The Bishop and the Butterfly: Murder, Politics, and the End of the Jazz Age
    Doctor Cleveland's picture

    Sports Are Serious

    So last Sunday I was thinking: could Chris Berman be a political talking head in this country? And would he be any worse than the natterers on cable news, or the morning shows? I mean, Berman is clearly a silly and shallow blowhard, but that never stopped Tim Russert.

    My suspicion, fully borne out this week by l'affaire Limbaugh, is that sports are treated far more seriously in this country than politics are, especially by our media. That a comment on the state of our political press and on our national priorities.

    Rush Limbaugh is not serious or stable enough to buy into an NFL team. This is true. (And, to get the NFL's back, they're an association of private businesses, in a business based on publicity, and they have every right to choose partners who will reflect well on them and not create problems or damage their brand. You can't make somebody take a business partner.) However, Limbaugh's fundamental lack of stability, seriousness, or basic politeness does not disbar him from discussing public affairs in this country.

    Should this be a shock? Please. ESPN has already fired the man, for making divisive and intemperate comments. There's no place for a toxic clown like Limbaugh in the business of big-time sports. So he had to go back to discussing politics. (Where transparent race-baiting is not only permitted, it seems, but entitles the race-baiter to self-righteous counter-attacks on his critics.)

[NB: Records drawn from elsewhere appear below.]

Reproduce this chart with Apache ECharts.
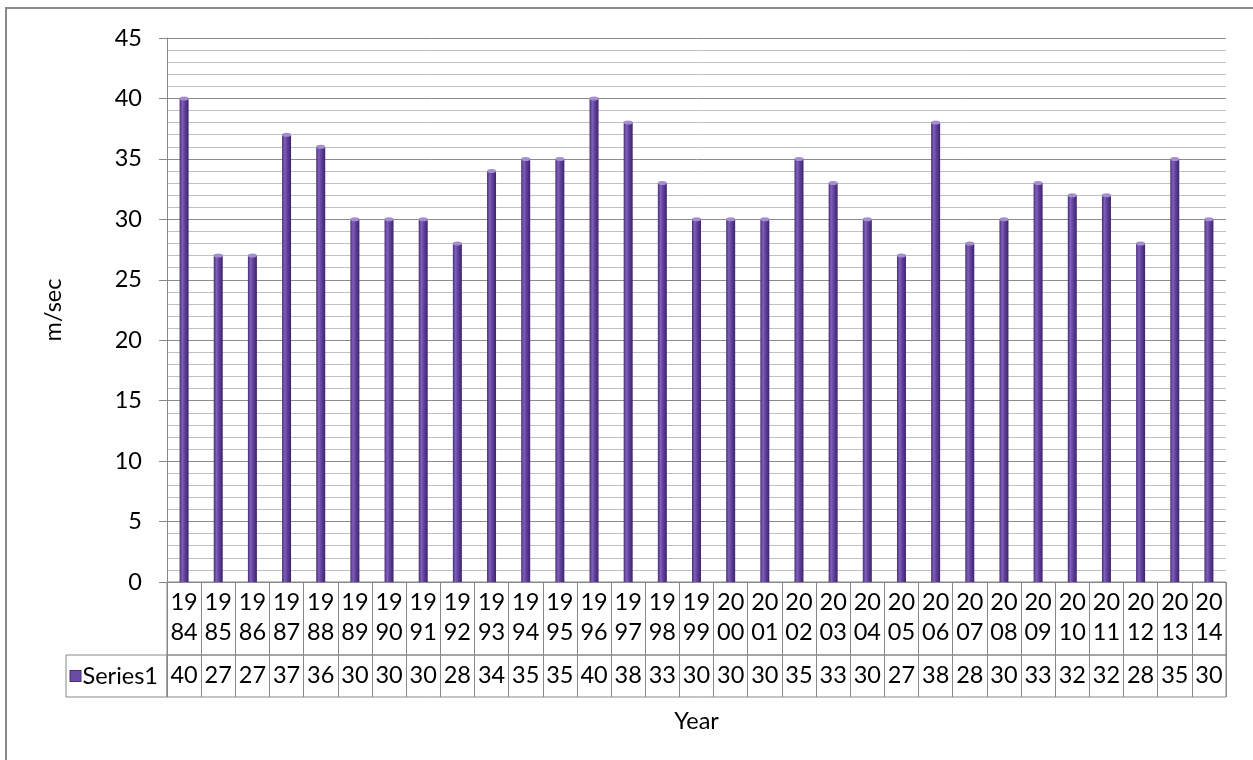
<!DOCTYPE html>
<html>
<head>
<meta charset="utf-8">
<script src="https://cdn.jsdelivr.net/npm/echarts@6/dist/echarts.min.js"></script>
<style>
html,body{margin:0;padding:0;background:#fff;}
#main{width:1253px;height:760px;}
</style>
</head>
<body>
<div id="main"></div>
<script>
var years = ['1984','1985','1986','1987','1988','1989','1990','1991','1992','1993','1994','1995','1996','1997','1998','1999','2000','2001','2002','2003','2004','2005','2006','2007','2008','2009','2010','2011','2012','2013','2014'];
var values = [40,27,27,37,36,30,30,30,28,34,35,35,40,38,33,30,30,30,35,33,30,27,38,28,30,33,32,32,28,35,30];
var seriesName = 'Series1';
var yTicks = {min:0, max:45, interval:5};

var FONT = 'Lato';
var FS = 23.5;
var GRID_C = '#888888';
var chart = echarts.init(document.getElementById('main'));
var barColor = new echarts.graphic.LinearGradient(0,0,1,0,[
  {offset:0,color:'#4a2c7c'},
  {offset:0.3,color:'#8060b8'},
  {offset:0.55,color:'#6243a0'},
  {offset:1,color:'#3e2368'}
]);
var option = {
  animation:false,
  backgroundColor:'#fff',
  textStyle:{fontFamily:FONT},
  graphic:[{type:'rect',shape:{x:6,y:8,width:1252,height:800},style:{fill:'none',stroke:'#8a8a8a',lineWidth:2},silent:true,z:-1}],
  grid:[
    {left:167,right:27,top:38,bottom:178},
    {left:167,right:27,top:582,height:73,show:true,borderColor:GRID_C,borderWidth:1},
    {left:167,right:27,top:655,height:42,show:true,borderColor:GRID_C,borderWidth:1},
    {left:66,width:101,top:655,height:42,show:true,borderColor:GRID_C,borderWidth:1}
  ],
  xAxis:[
    {type:'category',gridIndex:0,data:years,
     axisLine:{show:true,lineStyle:{color:GRID_C}},axisTick:{show:false},
     axisLabel:{interval:0,margin:5,fontSize:FS,lineHeight:30,color:'#000',fontFamily:FONT,
       formatter:function(v){return v.slice(0,2)+'\n'+v.slice(2);}}},
    {type:'category',gridIndex:0,data:values.map(String),position:'bottom',offset:73,
     axisLine:{show:false},axisTick:{show:false},
     axisLabel:{interval:0,margin:5,fontSize:FS,lineHeight:30,color:'#000',fontFamily:FONT}},
    {type:'category',gridIndex:1,data:years,axisLine:{show:false},axisTick:{show:false},axisLabel:{show:false},
     splitLine:{show:true,interval:0,lineStyle:{color:GRID_C,width:1}}},
    {type:'category',gridIndex:2,data:years,axisLine:{show:false},axisTick:{show:false},axisLabel:{show:false},
     splitLine:{show:true,interval:0,lineStyle:{color:GRID_C,width:1}},
     name:'Year',nameLocation:'middle',nameGap:12,nameTextStyle:{fontSize:FS,color:'#000',fontFamily:FONT}},
    {type:'category',gridIndex:3,data:[''],show:false}
  ],
  yAxis:[
    {type:'value',gridIndex:0,min:yTicks.min,max:yTicks.max,interval:yTicks.interval,
     name:'m/sec',nameLocation:'middle',nameGap:102,nameRotate:90,
     nameTextStyle:{fontSize:FS,color:'#000',fontFamily:FONT},
     axisLine:{show:true,lineStyle:{color:GRID_C}},
     axisTick:{show:true,length:8,lineStyle:{color:GRID_C}},
     axisLabel:{fontSize:FS,color:'#000',margin:25,fontFamily:FONT},
     splitLine:{show:true,lineStyle:{color:'#8c8c8c',width:1}},
     minorTick:{show:false,splitNumber:5},
     minorSplitLine:{show:true,lineStyle:{color:'#c0c0c0',width:1}}},
    {type:'value',gridIndex:1,show:false},
    {type:'category',gridIndex:2,data:[seriesName],axisLine:{show:false},axisTick:{show:false},
     axisLabel:{margin:9,fontSize:FS,color:'#000',fontFamily:FONT,
       formatter:function(v){return '{sq|}{t|'+v+'}';},
       rich:{sq:{width:10,height:10,backgroundColor:'#6a4ba6',borderColor:'#4a2c7c',borderWidth:1},
             t:{fontSize:FS,fontFamily:FONT,color:'#000',padding:[0,0,0,2]}}}},
    {type:'value',gridIndex:3,show:false}
  ],
  series:[
    {type:'bar',name:seriesName,xAxisIndex:0,yAxisIndex:0,data:values,barWidth:9,
     itemStyle:{color:barColor}},
    {type:'pictorialBar',xAxisIndex:0,yAxisIndex:0,data:values,symbol:'circle',
     symbolSize:[9,4],symbolPosition:'end',symbolOffset:[0,'-50%'],z:3,
     itemStyle:{color:'#a58ed0'},silent:true}
  ]
};
chart.setOption(option);
</script>
</body>
</html>
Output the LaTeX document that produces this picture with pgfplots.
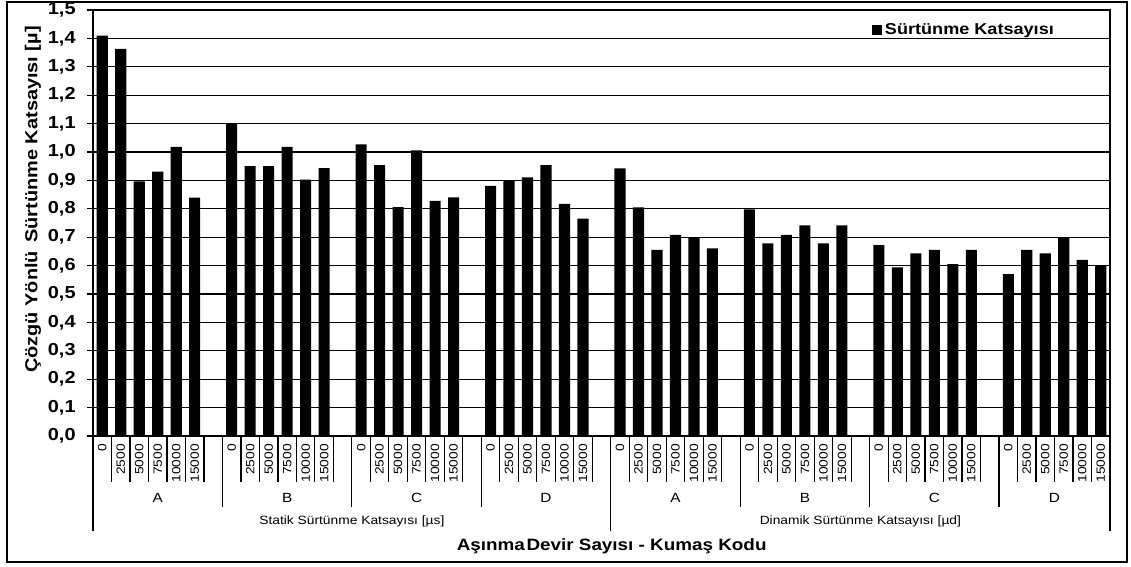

    Dennis Miller, similarly, was not knowledgeable or lucid enough for Monday Night Football. So instead he has to talk about politics.


    On the other hand, an ESPN personality like Keith Olbermann can make the transition from snarking about box scores in the morning to cable news punditry without seeming in any way less smart, serious or prepared than his rivals. In fact, by comparison he's the smart one. And while he too is a pompous, self-righteous and inflammatory geek (in the original sense, as someone who would bite off a chicken's head to get a moment's attention), he is only nearly as bad in this regard as his competition.

    We don't take politics nearly as seriously as we take sports. We do not demand the integrity, the manners or the garden-variety sanity from our political commenters that we insist on from the color guy on the game of the week. And that, eventually, will show up in the box score.

     

     

    Comments

    Very well, played good Doctor. You really scored a touchdown with this piece. It's a game changer.


    Second, but without the sports metaphors.